--- begin ---

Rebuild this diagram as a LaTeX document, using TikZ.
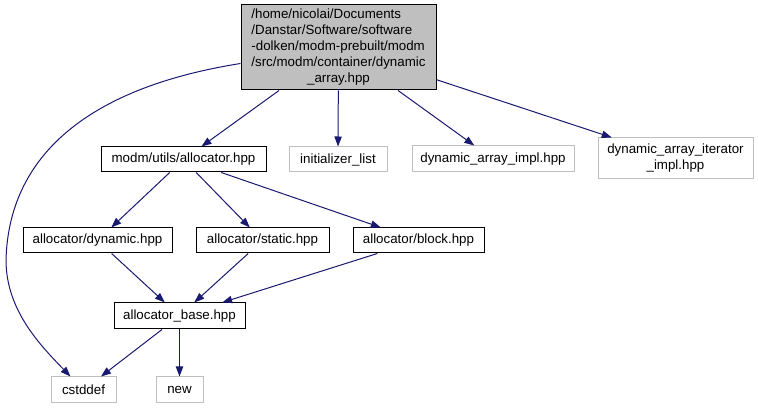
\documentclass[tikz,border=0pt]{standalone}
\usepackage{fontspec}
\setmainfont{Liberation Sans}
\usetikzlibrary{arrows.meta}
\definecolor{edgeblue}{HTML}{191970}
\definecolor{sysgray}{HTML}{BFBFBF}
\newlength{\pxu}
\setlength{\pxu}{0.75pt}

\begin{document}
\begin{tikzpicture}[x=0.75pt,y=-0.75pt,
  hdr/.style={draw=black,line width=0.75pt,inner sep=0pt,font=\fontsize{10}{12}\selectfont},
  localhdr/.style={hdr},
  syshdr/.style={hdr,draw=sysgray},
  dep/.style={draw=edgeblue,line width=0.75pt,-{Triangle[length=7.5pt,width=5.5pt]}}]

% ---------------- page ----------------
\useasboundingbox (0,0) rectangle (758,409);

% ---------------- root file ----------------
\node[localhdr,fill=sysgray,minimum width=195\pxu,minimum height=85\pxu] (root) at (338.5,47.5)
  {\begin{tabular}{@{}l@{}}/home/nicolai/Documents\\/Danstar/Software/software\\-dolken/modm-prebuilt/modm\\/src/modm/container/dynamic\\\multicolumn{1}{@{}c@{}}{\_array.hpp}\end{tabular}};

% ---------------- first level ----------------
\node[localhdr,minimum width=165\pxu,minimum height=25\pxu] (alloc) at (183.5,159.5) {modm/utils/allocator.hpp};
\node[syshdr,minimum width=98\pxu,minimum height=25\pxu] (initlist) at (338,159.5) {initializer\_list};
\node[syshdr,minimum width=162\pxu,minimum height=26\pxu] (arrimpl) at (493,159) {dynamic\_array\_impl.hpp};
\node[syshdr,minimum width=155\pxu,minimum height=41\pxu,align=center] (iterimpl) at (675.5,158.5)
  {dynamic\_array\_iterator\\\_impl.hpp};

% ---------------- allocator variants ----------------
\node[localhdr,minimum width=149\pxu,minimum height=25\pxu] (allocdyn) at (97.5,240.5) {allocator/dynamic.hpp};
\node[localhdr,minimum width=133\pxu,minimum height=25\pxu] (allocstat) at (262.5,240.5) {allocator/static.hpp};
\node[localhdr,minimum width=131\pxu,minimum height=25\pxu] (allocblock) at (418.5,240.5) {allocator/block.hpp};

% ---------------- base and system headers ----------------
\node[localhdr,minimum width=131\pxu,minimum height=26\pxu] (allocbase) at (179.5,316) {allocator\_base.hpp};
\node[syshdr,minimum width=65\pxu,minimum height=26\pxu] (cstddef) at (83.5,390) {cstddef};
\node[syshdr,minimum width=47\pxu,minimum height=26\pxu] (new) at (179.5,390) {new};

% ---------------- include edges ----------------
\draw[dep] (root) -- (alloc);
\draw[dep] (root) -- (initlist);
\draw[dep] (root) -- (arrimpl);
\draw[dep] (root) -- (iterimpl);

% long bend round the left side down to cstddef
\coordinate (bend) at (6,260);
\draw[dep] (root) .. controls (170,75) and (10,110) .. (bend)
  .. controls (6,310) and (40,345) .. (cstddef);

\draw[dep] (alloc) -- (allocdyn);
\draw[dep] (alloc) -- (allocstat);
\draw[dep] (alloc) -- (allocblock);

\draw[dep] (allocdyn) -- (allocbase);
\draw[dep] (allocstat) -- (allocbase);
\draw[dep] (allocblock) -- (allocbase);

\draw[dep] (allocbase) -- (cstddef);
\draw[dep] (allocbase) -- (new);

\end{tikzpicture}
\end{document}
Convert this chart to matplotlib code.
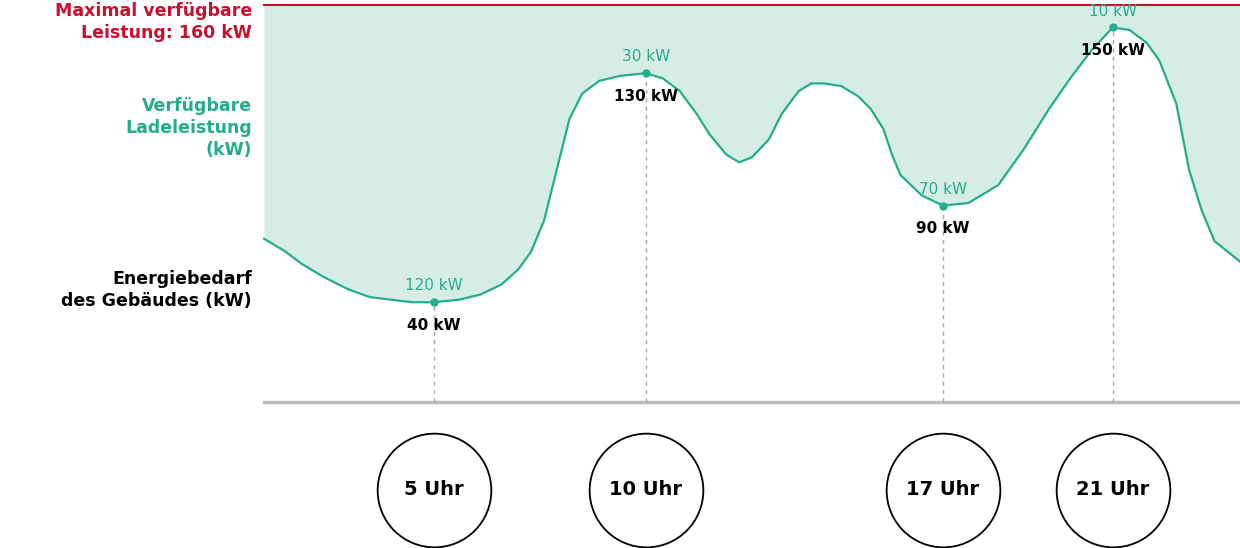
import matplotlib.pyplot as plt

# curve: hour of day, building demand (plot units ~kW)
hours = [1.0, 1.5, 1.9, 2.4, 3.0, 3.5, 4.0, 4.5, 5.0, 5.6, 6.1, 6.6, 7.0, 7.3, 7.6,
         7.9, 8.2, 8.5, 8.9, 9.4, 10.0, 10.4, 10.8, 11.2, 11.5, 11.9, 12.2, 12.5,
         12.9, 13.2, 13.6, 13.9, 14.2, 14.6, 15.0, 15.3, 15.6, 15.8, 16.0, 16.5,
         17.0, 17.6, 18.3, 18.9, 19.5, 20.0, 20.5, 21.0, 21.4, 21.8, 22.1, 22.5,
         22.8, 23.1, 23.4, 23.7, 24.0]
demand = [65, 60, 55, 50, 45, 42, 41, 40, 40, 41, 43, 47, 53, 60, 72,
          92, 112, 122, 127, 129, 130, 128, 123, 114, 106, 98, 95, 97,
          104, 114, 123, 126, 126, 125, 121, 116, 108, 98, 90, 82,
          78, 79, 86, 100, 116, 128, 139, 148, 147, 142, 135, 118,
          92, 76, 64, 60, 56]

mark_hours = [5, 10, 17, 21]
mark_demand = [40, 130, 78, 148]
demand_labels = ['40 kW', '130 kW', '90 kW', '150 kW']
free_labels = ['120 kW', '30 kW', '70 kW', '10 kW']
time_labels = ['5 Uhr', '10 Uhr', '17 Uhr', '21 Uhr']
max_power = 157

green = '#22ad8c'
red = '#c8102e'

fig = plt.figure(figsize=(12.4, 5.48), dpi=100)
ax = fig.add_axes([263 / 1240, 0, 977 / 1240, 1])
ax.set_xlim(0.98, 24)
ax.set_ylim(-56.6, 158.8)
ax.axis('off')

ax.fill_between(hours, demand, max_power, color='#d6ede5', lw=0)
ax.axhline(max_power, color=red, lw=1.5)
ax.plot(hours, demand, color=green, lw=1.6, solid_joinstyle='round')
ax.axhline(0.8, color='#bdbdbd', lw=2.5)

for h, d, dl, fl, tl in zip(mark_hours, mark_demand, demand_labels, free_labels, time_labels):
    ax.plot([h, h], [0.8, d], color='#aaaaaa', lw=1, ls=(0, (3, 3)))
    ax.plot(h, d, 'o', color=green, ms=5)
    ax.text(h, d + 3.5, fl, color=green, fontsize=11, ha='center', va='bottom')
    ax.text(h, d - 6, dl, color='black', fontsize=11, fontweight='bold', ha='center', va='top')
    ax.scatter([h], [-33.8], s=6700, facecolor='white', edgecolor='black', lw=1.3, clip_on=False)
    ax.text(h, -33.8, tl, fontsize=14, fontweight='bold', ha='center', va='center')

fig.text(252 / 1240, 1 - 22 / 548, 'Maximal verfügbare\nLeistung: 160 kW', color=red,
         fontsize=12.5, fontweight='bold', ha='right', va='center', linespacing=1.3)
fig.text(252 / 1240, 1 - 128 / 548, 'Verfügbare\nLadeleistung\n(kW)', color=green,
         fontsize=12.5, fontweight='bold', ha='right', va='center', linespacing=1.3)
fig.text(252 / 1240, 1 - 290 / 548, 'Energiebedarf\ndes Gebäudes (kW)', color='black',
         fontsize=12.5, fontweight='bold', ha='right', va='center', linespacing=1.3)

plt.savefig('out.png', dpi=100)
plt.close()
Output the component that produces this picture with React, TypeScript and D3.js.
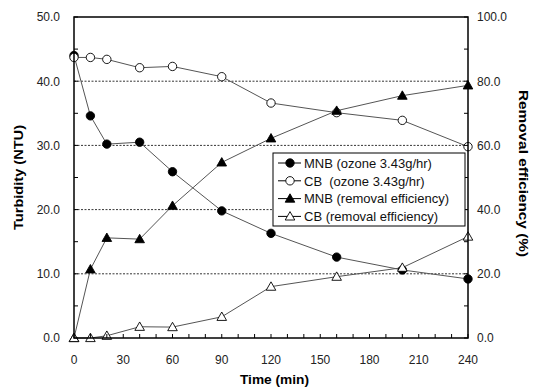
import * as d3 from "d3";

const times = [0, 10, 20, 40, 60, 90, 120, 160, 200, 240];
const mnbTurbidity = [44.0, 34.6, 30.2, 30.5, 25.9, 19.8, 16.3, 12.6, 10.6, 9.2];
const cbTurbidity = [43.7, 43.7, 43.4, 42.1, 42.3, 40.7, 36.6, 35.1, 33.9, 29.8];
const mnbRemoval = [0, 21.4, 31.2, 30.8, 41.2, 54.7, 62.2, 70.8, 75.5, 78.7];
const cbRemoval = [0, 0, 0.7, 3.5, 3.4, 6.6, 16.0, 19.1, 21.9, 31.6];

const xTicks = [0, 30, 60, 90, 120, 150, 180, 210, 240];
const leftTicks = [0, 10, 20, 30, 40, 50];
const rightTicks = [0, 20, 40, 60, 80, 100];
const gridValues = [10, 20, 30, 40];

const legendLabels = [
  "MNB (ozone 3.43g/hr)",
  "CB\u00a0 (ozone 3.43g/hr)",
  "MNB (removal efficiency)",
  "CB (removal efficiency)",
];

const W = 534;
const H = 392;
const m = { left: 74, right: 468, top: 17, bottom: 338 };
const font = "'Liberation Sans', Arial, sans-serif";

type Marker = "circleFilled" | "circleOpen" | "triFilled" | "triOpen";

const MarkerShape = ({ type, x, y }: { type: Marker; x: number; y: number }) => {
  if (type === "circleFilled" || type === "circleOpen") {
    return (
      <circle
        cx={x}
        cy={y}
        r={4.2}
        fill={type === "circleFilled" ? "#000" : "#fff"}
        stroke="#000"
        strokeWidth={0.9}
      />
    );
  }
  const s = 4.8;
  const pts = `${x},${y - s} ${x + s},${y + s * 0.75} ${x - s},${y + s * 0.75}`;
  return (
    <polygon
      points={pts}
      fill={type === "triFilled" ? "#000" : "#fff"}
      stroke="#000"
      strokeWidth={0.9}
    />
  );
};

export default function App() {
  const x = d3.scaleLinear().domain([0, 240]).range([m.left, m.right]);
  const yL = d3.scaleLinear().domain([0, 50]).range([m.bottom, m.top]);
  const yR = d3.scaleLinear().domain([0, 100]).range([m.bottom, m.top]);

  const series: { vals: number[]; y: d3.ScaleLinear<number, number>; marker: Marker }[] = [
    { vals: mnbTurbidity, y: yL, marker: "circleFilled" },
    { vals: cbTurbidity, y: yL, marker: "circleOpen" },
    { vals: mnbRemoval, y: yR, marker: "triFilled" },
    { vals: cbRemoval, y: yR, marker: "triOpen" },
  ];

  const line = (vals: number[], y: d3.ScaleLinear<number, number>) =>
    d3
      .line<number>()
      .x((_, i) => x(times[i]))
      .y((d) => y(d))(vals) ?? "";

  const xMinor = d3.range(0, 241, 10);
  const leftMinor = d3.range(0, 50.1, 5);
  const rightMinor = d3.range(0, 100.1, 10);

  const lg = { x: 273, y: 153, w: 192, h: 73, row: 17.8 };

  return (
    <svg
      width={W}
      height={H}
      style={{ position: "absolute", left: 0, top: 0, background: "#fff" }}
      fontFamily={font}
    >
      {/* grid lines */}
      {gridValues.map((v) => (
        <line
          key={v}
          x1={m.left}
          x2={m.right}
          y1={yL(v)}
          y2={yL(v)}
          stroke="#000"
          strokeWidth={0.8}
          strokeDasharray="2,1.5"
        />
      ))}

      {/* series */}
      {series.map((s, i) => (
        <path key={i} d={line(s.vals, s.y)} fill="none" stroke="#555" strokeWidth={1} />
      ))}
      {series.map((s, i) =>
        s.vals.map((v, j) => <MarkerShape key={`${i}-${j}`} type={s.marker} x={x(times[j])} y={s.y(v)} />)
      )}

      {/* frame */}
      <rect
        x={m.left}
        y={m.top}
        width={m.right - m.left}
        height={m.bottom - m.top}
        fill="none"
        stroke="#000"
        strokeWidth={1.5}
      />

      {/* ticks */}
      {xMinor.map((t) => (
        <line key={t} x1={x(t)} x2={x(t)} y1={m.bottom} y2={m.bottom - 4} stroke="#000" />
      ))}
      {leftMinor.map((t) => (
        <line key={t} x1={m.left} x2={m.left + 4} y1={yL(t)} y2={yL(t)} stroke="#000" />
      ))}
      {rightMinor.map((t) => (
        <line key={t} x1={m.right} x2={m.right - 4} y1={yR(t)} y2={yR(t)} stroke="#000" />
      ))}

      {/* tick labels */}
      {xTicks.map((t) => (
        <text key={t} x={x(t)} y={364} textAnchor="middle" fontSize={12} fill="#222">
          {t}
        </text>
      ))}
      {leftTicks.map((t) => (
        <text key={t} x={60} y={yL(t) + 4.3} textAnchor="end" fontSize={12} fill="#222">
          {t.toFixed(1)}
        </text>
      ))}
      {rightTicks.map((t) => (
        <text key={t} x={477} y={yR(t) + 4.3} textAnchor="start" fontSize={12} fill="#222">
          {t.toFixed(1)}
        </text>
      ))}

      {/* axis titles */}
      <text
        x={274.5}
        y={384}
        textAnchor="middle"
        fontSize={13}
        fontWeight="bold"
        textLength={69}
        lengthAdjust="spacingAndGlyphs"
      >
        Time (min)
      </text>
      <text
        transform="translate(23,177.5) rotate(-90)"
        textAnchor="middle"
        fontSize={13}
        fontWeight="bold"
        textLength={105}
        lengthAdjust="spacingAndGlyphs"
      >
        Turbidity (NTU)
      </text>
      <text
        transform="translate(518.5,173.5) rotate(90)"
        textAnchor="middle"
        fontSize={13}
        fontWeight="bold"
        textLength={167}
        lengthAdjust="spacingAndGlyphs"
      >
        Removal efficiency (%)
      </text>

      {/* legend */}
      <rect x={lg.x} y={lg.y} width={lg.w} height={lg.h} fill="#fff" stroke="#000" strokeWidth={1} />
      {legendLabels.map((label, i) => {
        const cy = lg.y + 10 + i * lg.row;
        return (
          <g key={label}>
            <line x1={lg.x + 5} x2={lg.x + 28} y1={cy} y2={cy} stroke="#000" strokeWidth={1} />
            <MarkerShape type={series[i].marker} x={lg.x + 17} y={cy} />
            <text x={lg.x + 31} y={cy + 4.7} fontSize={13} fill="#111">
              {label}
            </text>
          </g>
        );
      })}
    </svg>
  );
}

--- end ---

**WHAT YOU NEED TO DO:**
From the line containing "Convert this chart to matplotlib code." through the line containing "ax.axhline(0.8, color='#bdbdbd', lw=2.5)", copy every line above exactly, without pictures.

**SOLUTION FOR THIS TASK:**
Convert this chart to matplotlib code.
import matplotlib.pyplot as plt

# curve: hour of day, building demand (plot units ~kW)
hours = [1.0, 1.5, 1.9, 2.4, 3.0, 3.5, 4.0, 4.5, 5.0, 5.6, 6.1, 6.6, 7.0, 7.3, 7.6,
         7.9, 8.2, 8.5, 8.9, 9.4, 10.0, 10.4, 10.8, 11.2, 11.5, 11.9, 12.2, 12.5,
         12.9, 13.2, 13.6, 13.9, 14.2, 14.6, 15.0, 15.3, 15.6, 15.8, 16.0, 16.5,
         17.0, 17.6, 18.3, 18.9, 19.5, 20.0, 20.5, 21.0, 21.4, 21.8, 22.1, 22.5,
         22.8, 23.1, 23.4, 23.7, 24.0]
demand = [65, 60, 55, 50, 45, 42, 41, 40, 40, 41, 43, 47, 53, 60, 72,
          92, 112, 122, 127, 129, 130, 128, 123, 114, 106, 98, 95, 97,
          104, 114, 123, 126, 126, 125, 121, 116, 108, 98, 90, 82,
          78, 79, 86, 100, 116, 128, 139, 148, 147, 142, 135, 118,
          92, 76, 64, 60, 56]

mark_hours = [5, 10, 17, 21]
mark_demand = [40, 130, 78, 148]
demand_labels = ['40 kW', '130 kW', '90 kW', '150 kW']
free_labels = ['120 kW', '30 kW', '70 kW', '10 kW']
time_labels = ['5 Uhr', '10 Uhr', '17 Uhr', '21 Uhr']
max_power = 157

green = '#22ad8c'
red = '#c8102e'

fig = plt.figure(figsize=(12.4, 5.48), dpi=100)
ax = fig.add_axes([263 / 1240, 0, 977 / 1240, 1])
ax.set_xlim(0.98, 24)
ax.set_ylim(-56.6, 158.8)
ax.axis('off')

ax.fill_between(hours, demand, max_power, color='#d6ede5', lw=0)
ax.axhline(max_power, color=red, lw=1.5)
ax.plot(hours, demand, color=green, lw=1.6, solid_joinstyle='round')
ax.axhline(0.8, color='#bdbdbd', lw=2.5)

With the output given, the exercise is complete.